To attract foreign investment, the Muhammad Yunus-led government hosted a major investment summit last week with investors from 50 countries.
At the event, Bangladesh Bank announced the creation of a special Tk 9 billion fund for new entrepreneurs.
Critics are calling out the contradiction: inviting investment on the one hand while creating barriers through higher energy costs on the other.
“At a time when the government is taking multiple steps to attract investment, imposing higher gas prices on only new industries and investors is a contradictory approach,” said the FICCI.
This policy shift also coincides with a slump in private-sector investment.
According to the central bank, private sector credit growth dropped to 6.82 percent in February—the lowest in over a decade.
Analysts noted that in the Ease of Doing Business index, greater emphasis is placed on offering opportunities to new entrants, including uninterrupted access to energy.
Humayra Ferdous, a specialist in local industrial development and sustainable technology, said the gas hike would push back new entrepreneurs and hamper the emergence of new industries.
“As a result, import dependency will increase,” she warned.
The American International University–Bangladesh (AIUB) professor told bdnews24.com: “Ease of Doing Business means ensuring easy access to energy and other services.
“Raising gas prices for new businesses means they won’t be able to compete with established players.

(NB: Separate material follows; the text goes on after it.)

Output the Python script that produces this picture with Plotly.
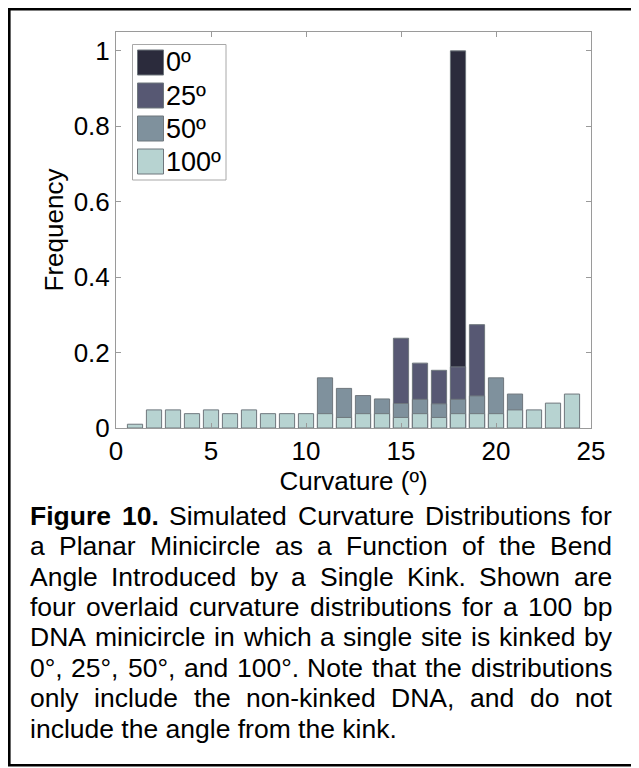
import plotly.graph_objects as go

# ---------------- data ----------------
curvature_bins = [1, 2, 3, 4, 5, 6, 7, 8, 9, 10, 11, 12,
                  13, 14, 15, 16, 17, 18, 19, 20, 21, 22, 23, 24]
series_labels = ["0º", "25º", "50º", "100º"]
series_colors = ["#2b2b3c", "#575873", "#7f919d", "#b7d3d1"]

freq_0 = [0, 0, 0, 0, 0, 0, 0, 0, 0, 0, 0, 0,
          0, 0, 0, 0, 0, 1.0, 0, 0, 0, 0, 0, 0]
freq_25 = [0, 0, 0, 0, 0, 0, 0, 0, 0, 0, 0, 0,
           0, 0, 0.238, 0.172, 0.153, 0.162, 0.274, 0, 0, 0, 0, 0]
freq_50 = [0, 0, 0, 0, 0, 0, 0, 0, 0, 0, 0.133, 0.105,
           0.086, 0.077, 0.065, 0.076, 0.064, 0.076, 0.085, 0.133, 0.090, 0, 0, 0]
freq_100 = [0.010, 0.048, 0.048, 0.038, 0.048, 0.038, 0.048, 0.038, 0.038, 0.038, 0.038, 0.028,
            0.038, 0.038, 0.028, 0.038, 0.028, 0.038, 0.038, 0.038, 0.048, 0.048, 0.066, 0.090]
series_values = [freq_0, freq_25, freq_50, freq_100]

x_tick_vals = [0, 5, 10, 15, 20, 25]
x_tick_text = ["0", "5", "10", "15", "20", "25"]
y_tick_vals = [0, 0.2, 0.4, 0.6, 0.8, 1]
y_tick_text = ["0", "0.2", "0.4", "0.6", "0.8", "1"]
x_title = "Curvature (º)"
y_title = "Frequency"

caption_lines = [
    "Figure 10. Simulated Curvature Distributions for",
    "a Planar Minicircle as a Function of the Bend",
    "Angle Introduced by a Single Kink. Shown are",
    "four overlaid curvature distributions for a 100 bp",
    "DNA minicircle in which a single site is kinked by",
    "0°, 25°, 50°, and 100°. Note that the distributions",
    "only include the non-kinked DNA, and do not",
    "include the angle from the kink.",
]
caption_bold_words = ["Figure", "10."]

# ---------------- layout geometry ----------------
# The page body adds an 8 px offset, so the figure is 8 px smaller and every
# position below is given in window pixels and converted.
OFF = 8
FIG_W, FIG_H = 639 - OFF, 768 - OFF
ML, MR, MT, MB = 116 - OFF, 48, 32 - OFF, 340
PW, PH = FIG_W - ML - MR, FIG_H - MT - MB
FONT = "Liberation Sans, Arial, Helvetica, sans-serif"
AXIS_GRAY = "#9a9a9a"
EDGE = "#6f777d"


def px(x):
    return (x - OFF - ML) / PW


def py(y):
    return (FIG_H - MB - (y - OFF)) / PH


# Arial / Liberation Sans advance widths (1/1000 em)
AW = {' ': 278, '(': 333, ')': 333, ',': 278, '-': 333, '.': 278, '°': 400, 'º': 365}
for d in "0123456789":
    AW[d] = 556
AW.update({'A': 667, 'B': 667, 'C': 722, 'D': 722, 'E': 667, 'F': 611, 'G': 778, 'H': 722,
           'I': 278, 'J': 500, 'K': 667, 'L': 556, 'M': 833, 'N': 722, 'O': 778, 'P': 667,
           'Q': 778, 'R': 722, 'S': 667, 'T': 611, 'U': 722, 'V': 667, 'W': 944, 'X': 667,
           'Y': 667, 'Z': 611,
           'a': 556, 'b': 556, 'c': 500, 'd': 556, 'e': 556, 'f': 278, 'g': 556, 'h': 556,
           'i': 222, 'j': 222, 'k': 500, 'l': 222, 'm': 833, 'n': 556, 'o': 556, 'p': 556,
           'q': 556, 'r': 333, 's': 500, 't': 278, 'u': 556, 'v': 500, 'w': 722, 'x': 500,
           'y': 500, 'z': 500})
AWB = dict(AW)
AWB.update({'F': 611, 'i': 278, 'g': 611, 'u': 611, 'r': 389, 'e': 556})


def tw(s, size, bold=False):
    tab = AWB if bold else AW
    return sum(tab.get(c, 556) for c in s) * size / 1000.0


# ---------------- figure ----------------
fig = go.Figure()
for name, color, vals in zip(series_labels, series_colors, series_values):
    fig.add_trace(go.Bar(
        x=curvature_bins, y=vals, name=name, width=0.8,
        marker=dict(color=color, line=dict(color=EDGE, width=1)),
        showlegend=False,
    ))

annotations = []
shapes = []

# legend (drawn manually to match the large square swatches)
shapes.append(dict(type="rect", xref="paper", yref="paper",
                   x0=px(132.5), x1=px(226), y0=py(44.5), y1=py(180),
                   line=dict(color="#a8a8a8", width=1), fillcolor="white", layer="above"))
LEG_SIZE = 27
for i, (name, color) in enumerate(zip(series_labels, series_colors)):
    top = 50 + 33 * i
    shapes.append(dict(type="rect", xref="paper", yref="paper",
                       x0=px(137.5), x1=px(163.5), y0=py(top), y1=py(top + 25),
                       line=dict(color=EDGE, width=1), fillcolor=color, layer="above"))
    annotations.append(dict(text=name, xref="paper", yref="paper",
                            x=px(165.5), y=py(top + 12.5), xanchor="left", yanchor="middle",
                            showarrow=False, borderpad=0, borderwidth=0,
                            font=dict(family=FONT, size=LEG_SIZE, color="black")))

# caption, justified word by word
CAP_SIZE = 26.5
CAP_LEFT, CAP_RIGHT = 30, 612
for k, line in enumerate(caption_lines):
    baseline = 525 + 30.4 * k
    yc = py(baseline - 0.3465 * CAP_SIZE)
    words = line.split(" ")
    bold_flags = [(k == 0 and w in caption_bold_words) for w in words]
    if k == len(caption_lines) - 1:
        annotations.append(dict(text=line, xref="paper", yref="paper",
                                x=px(CAP_LEFT), y=yc, xanchor="left", yanchor="middle",
                                showarrow=False, borderpad=0, borderwidth=0,
                                font=dict(family=FONT, size=CAP_SIZE, color="black")))
        continue
    widths = [tw(w, CAP_SIZE, b) for w, b in zip(words, bold_flags)]
    gap = (CAP_RIGHT - CAP_LEFT - sum(widths)) / (len(words) - 1)
    xcur = CAP_LEFT
    for w, b, wd in zip(words, bold_flags, widths):
        annotations.append(dict(text=(f"<b>{w}</b>" if b else w), xref="paper", yref="paper",
                                x=px(xcur), y=yc, xanchor="left", yanchor="middle",
                                showarrow=False, borderpad=0, borderwidth=0,
                                font=dict(family=FONT, size=CAP_SIZE, color="black")))
        xcur += wd + gap

# outer frame
shapes.append(dict(type="rect", xref="paper", yref="paper",
                   x0=px(9.3), x1=px(635.8), y0=py(9.3), y1=py(765.3),
                   line=dict(color="black", width=2.6), fillcolor="rgba(0,0,0,0)", layer="above"))

axis_common = dict(showline=True, linecolor=AXIS_GRAY, linewidth=1, mirror="ticks",
                   ticks="inside", ticklen=5, tickcolor=AXIS_GRAY, tickwidth=1,
                   showgrid=False, zeroline=False,
                   tickfont=dict(family=FONT, size=26, color="black"))

fig.update_layout(
    width=FIG_W, height=FIG_H,
    margin=dict(l=ML, r=MR, t=MT, b=MB, autoexpand=False),
    paper_bgcolor="white", plot_bgcolor="white",
    barmode="overlay", bargap=0.2,
    font=dict(family=FONT, color="black"),
    xaxis=dict(range=[0, 25], tickvals=x_tick_vals, ticktext=x_tick_text,
               title=dict(text=x_title, font=dict(family=FONT, size=26), standoff=2),
               **axis_common),
    yaxis=dict(range=[0, 1.05], tickvals=y_tick_vals, ticktext=y_tick_text,
               title=dict(text=y_title, font=dict(family=FONT, size=26), standoff=2),
               **axis_common),
    annotations=annotations,
    shapes=shapes,
)

fig.write_html("out.html")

The advantage will go to the bigger ones.”
She explained that older and larger industrial enterprises are more capable of absorbing the cost burden — new ones are not.
Humayra said: “The government could have increased corporate tax rates for large industrial groups to raise revenue. They’re already established — it’s time they shared some benefits with the state,” Humayra said.
“But if energy costs are raised, new companies simply won’t emerge. Then how will employment be generated? Everything would have to be imported,” she concluded.